## Data to process
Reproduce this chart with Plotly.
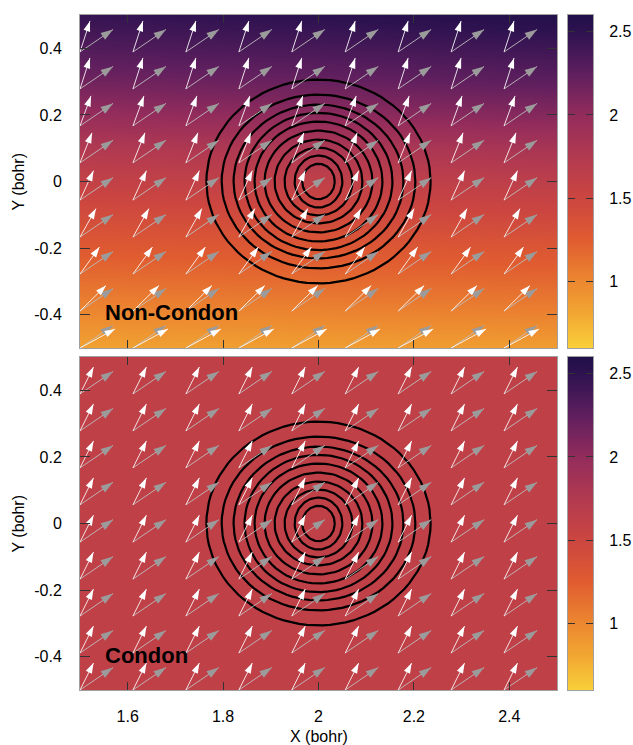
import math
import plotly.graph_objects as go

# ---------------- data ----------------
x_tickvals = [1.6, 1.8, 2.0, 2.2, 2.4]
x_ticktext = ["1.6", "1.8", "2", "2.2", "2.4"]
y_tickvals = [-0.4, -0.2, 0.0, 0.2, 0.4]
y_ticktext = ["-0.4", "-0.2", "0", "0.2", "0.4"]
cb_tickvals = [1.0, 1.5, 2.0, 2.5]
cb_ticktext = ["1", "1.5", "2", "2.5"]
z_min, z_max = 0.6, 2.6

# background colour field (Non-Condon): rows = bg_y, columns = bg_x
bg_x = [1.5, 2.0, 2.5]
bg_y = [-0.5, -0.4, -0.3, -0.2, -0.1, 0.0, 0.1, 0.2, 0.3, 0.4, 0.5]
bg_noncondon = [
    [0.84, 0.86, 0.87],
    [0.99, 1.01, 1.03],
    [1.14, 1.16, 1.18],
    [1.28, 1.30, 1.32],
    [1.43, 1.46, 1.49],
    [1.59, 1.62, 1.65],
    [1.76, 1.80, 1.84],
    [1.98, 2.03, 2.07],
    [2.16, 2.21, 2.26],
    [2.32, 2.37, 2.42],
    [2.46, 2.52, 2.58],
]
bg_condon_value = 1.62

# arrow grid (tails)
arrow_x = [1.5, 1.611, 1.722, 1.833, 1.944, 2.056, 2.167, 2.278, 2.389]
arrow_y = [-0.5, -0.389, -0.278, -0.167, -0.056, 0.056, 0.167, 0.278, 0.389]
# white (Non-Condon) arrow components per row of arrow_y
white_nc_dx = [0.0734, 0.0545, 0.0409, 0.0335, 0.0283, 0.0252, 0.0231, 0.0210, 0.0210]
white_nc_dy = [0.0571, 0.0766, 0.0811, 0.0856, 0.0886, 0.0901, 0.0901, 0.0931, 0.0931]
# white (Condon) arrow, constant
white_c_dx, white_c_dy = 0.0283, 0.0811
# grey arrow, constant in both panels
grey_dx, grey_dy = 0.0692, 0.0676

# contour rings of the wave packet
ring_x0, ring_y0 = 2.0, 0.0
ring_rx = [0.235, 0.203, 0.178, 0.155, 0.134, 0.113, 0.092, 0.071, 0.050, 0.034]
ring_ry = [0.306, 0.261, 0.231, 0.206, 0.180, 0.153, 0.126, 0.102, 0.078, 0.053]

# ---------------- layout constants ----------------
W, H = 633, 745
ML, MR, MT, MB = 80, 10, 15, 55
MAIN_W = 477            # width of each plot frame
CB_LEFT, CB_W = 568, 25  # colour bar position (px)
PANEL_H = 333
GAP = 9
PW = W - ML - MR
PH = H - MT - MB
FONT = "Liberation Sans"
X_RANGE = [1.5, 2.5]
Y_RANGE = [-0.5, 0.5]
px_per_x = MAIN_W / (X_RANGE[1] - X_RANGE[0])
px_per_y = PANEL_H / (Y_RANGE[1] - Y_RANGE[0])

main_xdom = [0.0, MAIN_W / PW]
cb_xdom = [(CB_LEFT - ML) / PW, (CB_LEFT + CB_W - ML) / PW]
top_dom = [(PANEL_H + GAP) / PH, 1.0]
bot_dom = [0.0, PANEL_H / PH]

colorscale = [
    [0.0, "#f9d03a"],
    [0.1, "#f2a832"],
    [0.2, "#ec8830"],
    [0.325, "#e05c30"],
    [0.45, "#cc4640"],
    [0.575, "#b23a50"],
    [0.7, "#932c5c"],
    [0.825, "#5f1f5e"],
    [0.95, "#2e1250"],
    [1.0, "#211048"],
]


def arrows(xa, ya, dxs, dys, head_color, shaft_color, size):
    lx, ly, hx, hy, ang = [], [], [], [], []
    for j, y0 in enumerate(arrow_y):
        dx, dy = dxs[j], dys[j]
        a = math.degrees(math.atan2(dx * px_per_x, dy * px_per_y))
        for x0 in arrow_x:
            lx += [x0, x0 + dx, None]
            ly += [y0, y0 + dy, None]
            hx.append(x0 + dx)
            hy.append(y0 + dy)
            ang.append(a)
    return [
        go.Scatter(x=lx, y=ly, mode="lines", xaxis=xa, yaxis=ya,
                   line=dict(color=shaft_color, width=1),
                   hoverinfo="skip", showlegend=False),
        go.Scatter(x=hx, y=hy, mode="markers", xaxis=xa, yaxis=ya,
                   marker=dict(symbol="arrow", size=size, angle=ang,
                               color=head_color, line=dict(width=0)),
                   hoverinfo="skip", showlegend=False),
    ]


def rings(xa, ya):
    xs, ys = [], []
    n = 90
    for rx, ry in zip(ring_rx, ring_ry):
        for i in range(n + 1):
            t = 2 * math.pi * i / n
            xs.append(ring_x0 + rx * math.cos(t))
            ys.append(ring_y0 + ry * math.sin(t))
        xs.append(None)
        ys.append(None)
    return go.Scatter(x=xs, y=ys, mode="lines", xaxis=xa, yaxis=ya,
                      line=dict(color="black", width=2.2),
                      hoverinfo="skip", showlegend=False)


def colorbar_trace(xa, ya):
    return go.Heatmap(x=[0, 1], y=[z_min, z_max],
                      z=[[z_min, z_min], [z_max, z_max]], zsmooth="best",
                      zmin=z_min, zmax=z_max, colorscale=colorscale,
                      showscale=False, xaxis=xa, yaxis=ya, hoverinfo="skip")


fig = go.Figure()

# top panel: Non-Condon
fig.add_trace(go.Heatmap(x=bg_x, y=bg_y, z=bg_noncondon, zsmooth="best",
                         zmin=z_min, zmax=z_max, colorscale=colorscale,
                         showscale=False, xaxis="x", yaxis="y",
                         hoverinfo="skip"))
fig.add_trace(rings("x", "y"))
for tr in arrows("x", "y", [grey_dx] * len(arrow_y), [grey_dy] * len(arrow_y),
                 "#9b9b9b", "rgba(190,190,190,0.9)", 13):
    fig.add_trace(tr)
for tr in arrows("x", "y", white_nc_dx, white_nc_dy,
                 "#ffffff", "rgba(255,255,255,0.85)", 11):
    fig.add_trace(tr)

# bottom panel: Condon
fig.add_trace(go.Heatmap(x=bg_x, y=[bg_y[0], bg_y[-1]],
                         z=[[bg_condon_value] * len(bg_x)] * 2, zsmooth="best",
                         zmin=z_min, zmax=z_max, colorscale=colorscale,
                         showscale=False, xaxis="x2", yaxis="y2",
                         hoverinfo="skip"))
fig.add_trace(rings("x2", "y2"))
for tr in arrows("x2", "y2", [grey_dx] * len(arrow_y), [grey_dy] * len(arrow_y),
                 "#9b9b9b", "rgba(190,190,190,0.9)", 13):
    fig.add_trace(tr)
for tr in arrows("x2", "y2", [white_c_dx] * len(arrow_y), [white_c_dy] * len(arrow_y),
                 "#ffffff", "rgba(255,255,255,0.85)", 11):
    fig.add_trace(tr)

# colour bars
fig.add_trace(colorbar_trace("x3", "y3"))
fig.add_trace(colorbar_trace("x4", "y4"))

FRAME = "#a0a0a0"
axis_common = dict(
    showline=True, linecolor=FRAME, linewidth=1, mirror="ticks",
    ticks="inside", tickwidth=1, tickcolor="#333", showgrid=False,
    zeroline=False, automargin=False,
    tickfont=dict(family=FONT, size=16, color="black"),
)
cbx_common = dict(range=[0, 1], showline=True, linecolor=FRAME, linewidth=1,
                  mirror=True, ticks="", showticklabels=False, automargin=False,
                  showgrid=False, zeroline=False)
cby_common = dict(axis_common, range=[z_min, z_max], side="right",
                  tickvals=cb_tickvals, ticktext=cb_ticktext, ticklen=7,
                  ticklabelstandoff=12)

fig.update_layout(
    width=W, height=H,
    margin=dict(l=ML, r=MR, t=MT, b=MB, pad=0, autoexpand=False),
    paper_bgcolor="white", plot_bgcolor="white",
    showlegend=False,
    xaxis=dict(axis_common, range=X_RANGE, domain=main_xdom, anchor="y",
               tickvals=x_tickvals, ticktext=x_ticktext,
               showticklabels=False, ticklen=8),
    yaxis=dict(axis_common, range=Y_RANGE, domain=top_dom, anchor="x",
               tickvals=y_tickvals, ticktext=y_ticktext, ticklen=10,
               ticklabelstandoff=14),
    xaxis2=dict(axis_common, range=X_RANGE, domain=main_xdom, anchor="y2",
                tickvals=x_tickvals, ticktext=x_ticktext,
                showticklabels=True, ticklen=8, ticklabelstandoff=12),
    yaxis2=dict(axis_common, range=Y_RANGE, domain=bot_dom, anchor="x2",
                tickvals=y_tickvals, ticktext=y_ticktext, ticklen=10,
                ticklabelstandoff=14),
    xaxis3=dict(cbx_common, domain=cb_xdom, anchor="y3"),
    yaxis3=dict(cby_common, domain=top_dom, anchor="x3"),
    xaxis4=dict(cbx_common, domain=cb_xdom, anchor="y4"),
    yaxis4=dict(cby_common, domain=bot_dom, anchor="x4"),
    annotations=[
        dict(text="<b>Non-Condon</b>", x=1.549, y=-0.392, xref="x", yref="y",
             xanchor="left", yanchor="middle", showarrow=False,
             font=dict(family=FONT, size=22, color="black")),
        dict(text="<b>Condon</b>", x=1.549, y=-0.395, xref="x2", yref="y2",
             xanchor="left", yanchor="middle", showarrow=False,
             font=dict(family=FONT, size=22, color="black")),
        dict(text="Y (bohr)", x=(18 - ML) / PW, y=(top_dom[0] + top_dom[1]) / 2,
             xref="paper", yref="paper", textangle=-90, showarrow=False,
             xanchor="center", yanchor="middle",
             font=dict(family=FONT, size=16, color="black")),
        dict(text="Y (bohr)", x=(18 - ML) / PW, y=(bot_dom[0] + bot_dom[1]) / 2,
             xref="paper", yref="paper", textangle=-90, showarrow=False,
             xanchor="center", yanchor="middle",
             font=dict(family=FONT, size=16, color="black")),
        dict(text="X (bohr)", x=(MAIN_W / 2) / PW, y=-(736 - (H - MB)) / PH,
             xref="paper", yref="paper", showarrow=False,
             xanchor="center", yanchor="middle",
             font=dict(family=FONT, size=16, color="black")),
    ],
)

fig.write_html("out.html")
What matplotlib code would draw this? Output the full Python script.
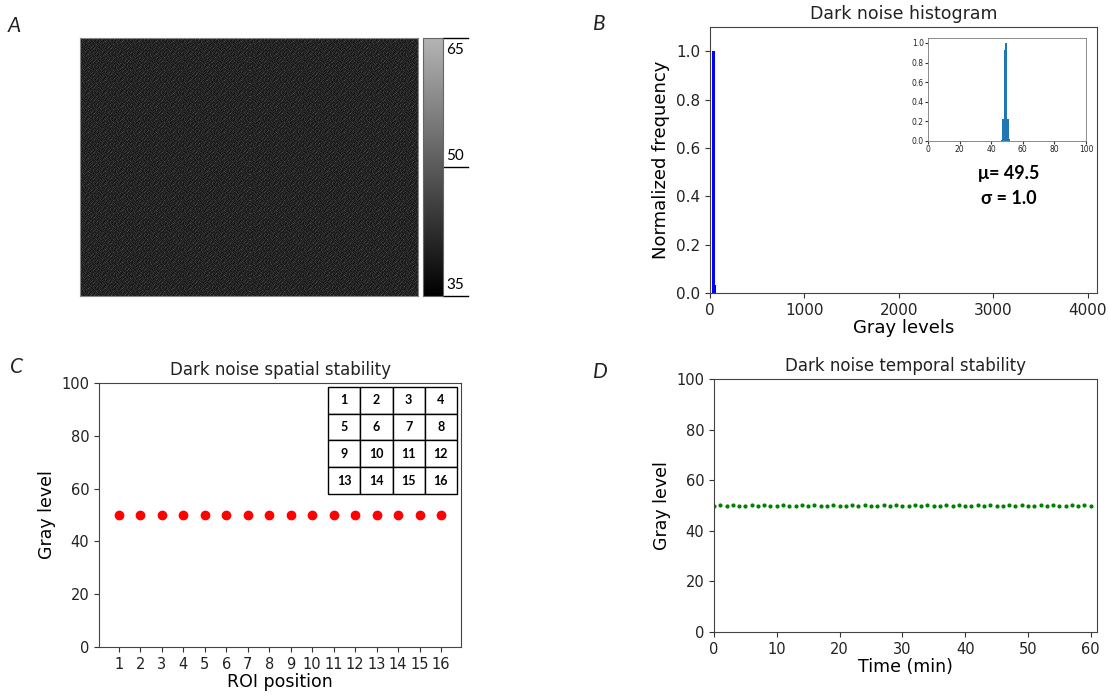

## Problem details
Look through the listing and extract every line with "this" in it.

## Exercise solution
Reproduce this chart with Plotly.
What matplotlib code would draw this? Output the full Python script.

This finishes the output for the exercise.